Jacky O’Connor and Stephanie Bacon

Professors, co-directors
Art and Humanities Institute
College of Arts and Sciences

Portrait of Stephanie

Bacon, photo by Carrie

Quinney.

Portrait of Jacky

O’Connor

Stephanie Bacon and Jacky O’Connor both have been awarded stipends from the National Endowment for the Humanities (NEH) to participate in an NEH summer institute for college and university educators, “American Material Culture: 19th Century New York.” The institute will be held for four weeks this summer at New York City’s Bard Graduate Center, which is devoted to the study of decorative arts, design history and material culture. The duo will be part of a cohort of 18 scholars visiting collections and meeting with curators and scholars who incorporate material culture in their research and teaching.

Bacon, a professor of art, and O’Connor, a professor of English, submitted separate applications outlining individual projects that align with the work of the summer institute. One of Bacon’s goals is to make use of Bard Library’s museum studies collection and the shared knowledge of the institute community to revise a special topics interdisciplinary course on exhibition design she taught last spring, and to reposition the course as a regular curricular offering.
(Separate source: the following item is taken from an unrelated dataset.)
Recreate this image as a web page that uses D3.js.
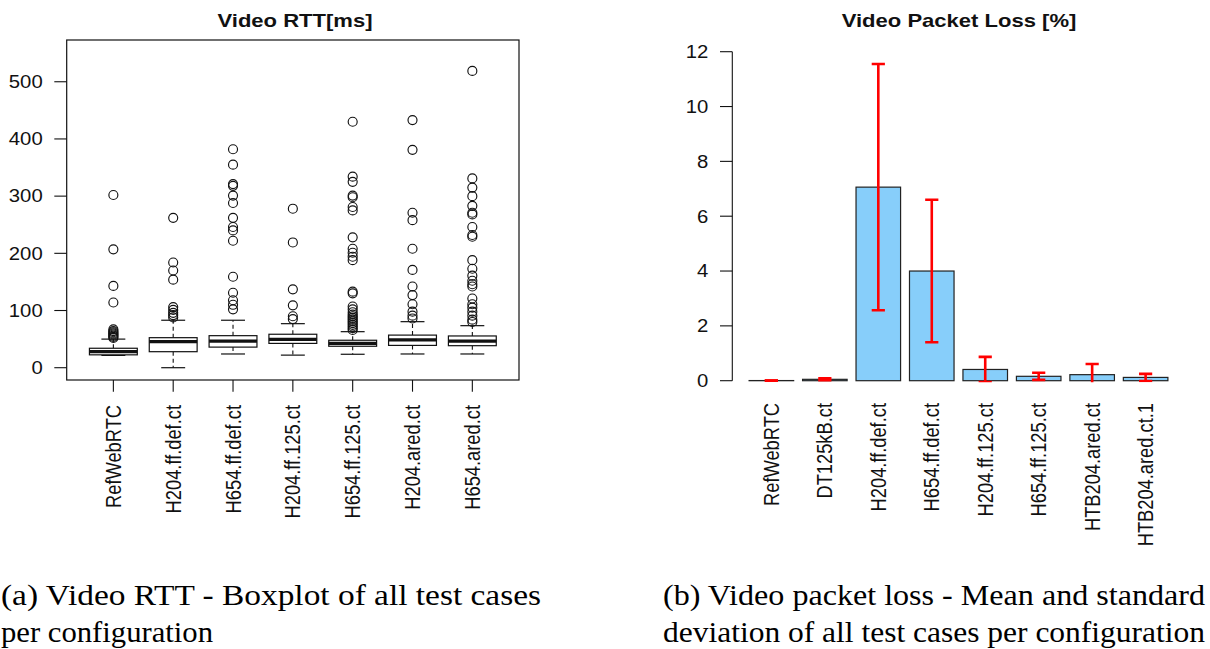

O’Connor will use the opportunity to develop specific expertise in material culture studies with a focus on domestic and institutional spaces in her next book project, “Mental States: Asylums and American Drama.”

But the two saw the crossover of their interests in object study as an opportunity to further their collaborative work for the Arts and Humanities Institute, where they effectively bridge the arts and humanities disciplines, and foster innovative interdisciplinary projects and collaborations.

“We hope to use our experience in the institute to accelerate the advancement of AHI, its gallery and its related projects,” Bacon said.

NEH summer institutes are competitive and it is extraordinary to have two people from the same institution accepted out of a national field. O’Connor has participated in two previous summer programs sponsored by the NEH, and she describes them as high points of her professional life. The synergy of the interdisciplinary cohort and subject matter, she says, “pushes you creatively and productively to reimagine your place in your field and at your institution.”